United Nations human rights chief Navi Pillay yesterday condemned “appalling, widespread” crimes being committed by Islamic State forces in Iraq, including mass executions of prisoners and “ethnic and religious cleansing”.

The persecution of entire communities and systematic violations by the al-Qaeda offshoot, documented by UN human rights investigators, would amount to crimes against humanity and war crimes under international law, she said in a statement.

Killings, forced conversions, slavery, sex crimes were reported

“Grave, horrific human rights violations are being committed daily by Isil and associated armed groups,” Pillay said, citing targeted killings, forced conversions, abductions, slavery, sex crimes, forced recruitment and destruction of places of worship.

“They are systematically targeting men, women and children based on their ethnic, religious or sectarian affiliation and are ruthlessly carrying out widespread ethnic and religious cleansing in the areas under their control.”

Christians, Yazidis and Turkmen were among the minorities targeted by the Sunni militant group, which has forced people to convert to their strict form of Sharia law, she said.

Islamic State insurgents have captured a third of Iraq with little resistance and declared a caliphate in the areas of Iraq and Syria it controls. It has drawn the first American air strikes in Iraq since the end of the occupation in 2011.

Last week Islamic State released a video showing one of its fighters beheading the US journalist James Foley, kidnapped in Syria in 2012.

Their wealth and military might represent a major threat to the US that may surpass that once posed by al-Qaeda, the US military says.

Some 1.2 million people have fled fighting and Isil’s advance in Iraq , the UN refugee agency says.

The al-Qaeda splinter group seized control of Mosul on June 10, in a show of strength against the Shi’ite-led Baghdad government.

Isil loaded 1,000 to 1,500 prisoners from Badush prison in Mosul onto trucks and took them to a vacant area for screening, Pillay said.
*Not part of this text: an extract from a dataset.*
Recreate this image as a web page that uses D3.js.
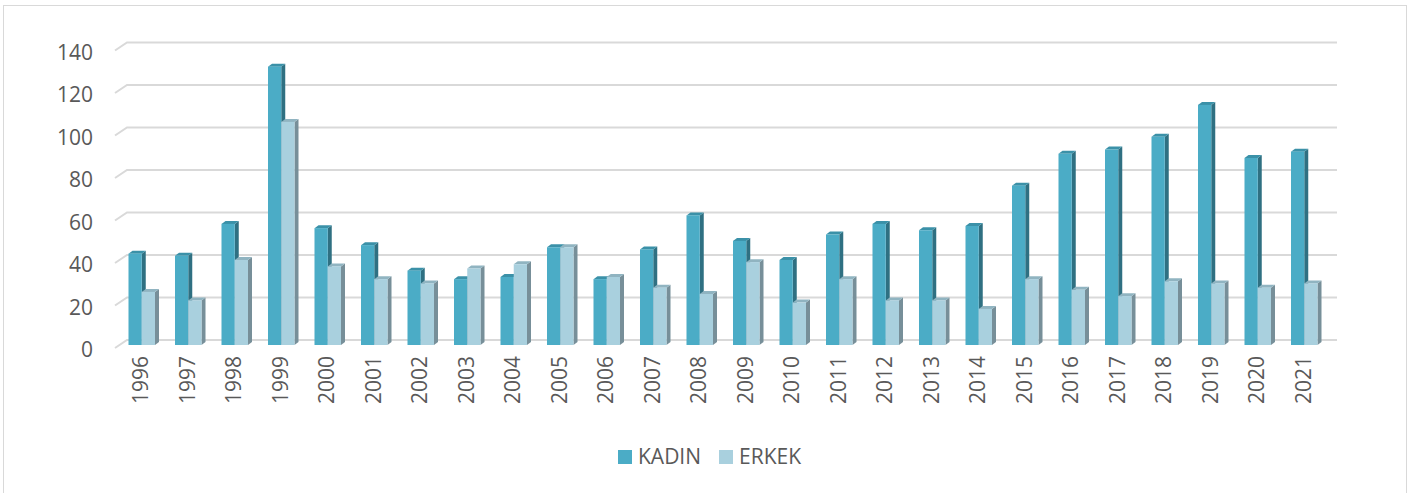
<!DOCTYPE html>
<meta charset="utf-8">
<script src="https://d3js.org/d3.v7.min.js"></script>
<style>
    body { margin: 0; background: #fff; }
    text { font-family: "Open Sans", sans-serif; fill: #595959; }
</style>
<div id="chart"></div>
<script>

    // data
    var years = ["1996", "1997", "1998", "1999", "2000", "2001", "2002", "2003", "2004", "2005",
        "2006", "2007", "2008", "2009", "2010", "2011", "2012", "2013", "2014", "2015",
        "2016", "2017", "2018", "2019", "2020", "2021"];
    var kadin = [43, 42, 57, 131, 55, 47, 35, 31, 32, 46, 31, 45, 61, 49, 40, 52, 57, 54, 56, 75, 90, 92, 98, 113, 88, 91];
    var erkek = [25, 21, 40, 105, 37, 31, 29, 36, 38, 46, 32, 27, 24, 39, 20, 31, 21, 21, 17, 31, 26, 23, 30, 29, 27, 29];
    var seriesNames = ["KADIN", "ERKEK"];
    var yTicks = [0, 20, 40, 60, 80, 100, 120, 140];

    // colours: front, side, top
    var colors = {
        KADIN: { front: "#4bacc6", side: "#2f7082", top: "#3b91a8" },
        ERKEK: { front: "#a9d0de", side: "#778f99", top: "#90b4c1" }
    };

    var W = 1416, H = 493;
    var depthX = 4, depthY = 3;   // oblique depth of each bar
    var wallX = 12, wallY = 8;    // offset of the back wall from the front

    var svg = d3.select("#chart").append("svg")
        .attr("width", W)
        .attr("height", H);

    svg.append("rect")
        .attr("width", W).attr("height", H)
        .attr("fill", "#fff");

    // chart border
    svg.append("rect")
        .attr("x", 3.5).attr("y", 5.5)
        .attr("width", 1403).attr("height", 500)
        .attr("fill", "none")
        .attr("stroke", "#d9d9d9");

    var x = d3.scaleBand()
        .domain(years)
        .range([118.5, 1327.5])
        .paddingInner(0.43)
        .paddingOuter(0.215);

    var xs = d3.scaleBand()
        .domain(seriesNames)
        .range([0, x.bandwidth()]);

    // value scale for bar fronts
    var y = d3.scaleLinear().domain([0, 140]).range([345, 47.5]);

    // gridlines on the back wall with a short diagonal on the side wall
    var grid = svg.append("g");
    yTicks.forEach(function (v) {
        var yb = y(v) - 5;
        grid.append("path")
            .attr("d", "M115," + (yb + wallY) + "L" + (115 + wallX) + "," + yb + "H1337")
            .attr("fill", "none")
            .attr("stroke", "#d9d9d9")
            .attr("stroke-width", 2);
    });

    // bars
    var rows = years.map(function (yr, i) {
        return { year: yr, values: [{ key: "KADIN", v: kadin[i] }, { key: "ERKEK", v: erkek[i] }] };
    });

    var groups = svg.selectAll(".grp")
        .data(rows)
        .enter().append("g")
        .attr("transform", function (d) { return "translate(" + x(d.year) + ",0)"; });

    var bars = groups.selectAll(".bar")
        .data(function (d) { return d.values; })
        .enter().append("g");

    // side face
    bars.append("path")
        .attr("fill", function (d) { return colors[d.key].side; })
        .attr("d", function (d) {
            var x1 = xs(d.key) + xs.bandwidth(), t = y(d.v), b = y(0);
            return "M" + x1 + "," + t + "L" + (x1 + depthX) + "," + (t - depthY) +
                "L" + (x1 + depthX) + "," + (b - depthY) + "L" + x1 + "," + b + "Z";
        });

    // top face
    bars.append("path")
        .attr("fill", function (d) { return colors[d.key].top; })
        .attr("d", function (d) {
            var x0 = xs(d.key), x1 = x0 + xs.bandwidth(), t = y(d.v);
            return "M" + x0 + "," + t + "L" + (x0 + depthX) + "," + (t - depthY) +
                "L" + (x1 + depthX) + "," + (t - depthY) + "L" + x1 + "," + t + "Z";
        });

    // front face
    bars.append("rect")
        .attr("x", function (d) { return xs(d.key); })
        .attr("y", function (d) { return y(d.v); })
        .attr("width", xs.bandwidth())
        .attr("height", function (d) { return y(0) - y(d.v); })
        .attr("fill", function (d) { return colors[d.key].front; });

    // Y axis labels
    var yLab = d3.scaleLinear().domain([0, 140]).range([350, 52.5]);
    var yAxis = svg.append("g")
        .attr("transform", "translate(93,0)")
        .call(d3.axisLeft(yLab).tickValues(yTicks).tickSize(0).tickPadding(0));
    yAxis.select(".domain").remove();
    yAxis.selectAll("text")
        .style("font-family", "'Open Sans', sans-serif")
        .style("font-size", "21px")
        .attr("fill", "#595959");

    // X axis labels, rotated
    var xAxis = svg.append("g")
        .attr("transform", "translate(-1,345)")
        .call(d3.axisBottom(x).tickSize(0));
    xAxis.select(".domain").remove();
    xAxis.selectAll("text")
        .attr("transform", "rotate(-90)")
        .attr("x", -11)
        .attr("y", 0)
        .attr("dy", "0.35em")
        .style("text-anchor", "end")
        .style("font-family", "'Open Sans', sans-serif")
        .style("font-size", "21px")
        .attr("fill", "#595959");

    // legend
    var legend = svg.append("g").attr("transform", "translate(618,450)");
    var legendX = { KADIN: 0, ERKEK: 101 };
    seriesNames.forEach(function (s) {
        legend.append("rect")
            .attr("x", legendX[s]).attr("y", 0)
            .attr("width", 14).attr("height", 14)
            .attr("fill", colors[s].front);
        legend.append("text")
            .attr("x", legendX[s] + 20)
            .attr("y", 7)
            .attr("dy", "0.35em")
            .style("font-size", "21px")
            .text(s);
    });

</script>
Sunni inmates were taken away again on the trucks.

“Isil gunmen then yelled insults at the remaining prisoners, lined them up in four rows, ordered them to kneel and opened fire,” she said.

Up to 670 prisoners were killed by Islamic State on June 10, she said, quoting dozens of survivors and witnesses, some of whom survived by pretending to be dead.

“Such cold-blooded, systematic and intentional killings of civilians, after singling them out for their religious affiliation, may amount to war crimes and crimes against humanity,” said Pillay, a former UN war crimes judge who steps down on August 31 after six years as UN rights boss.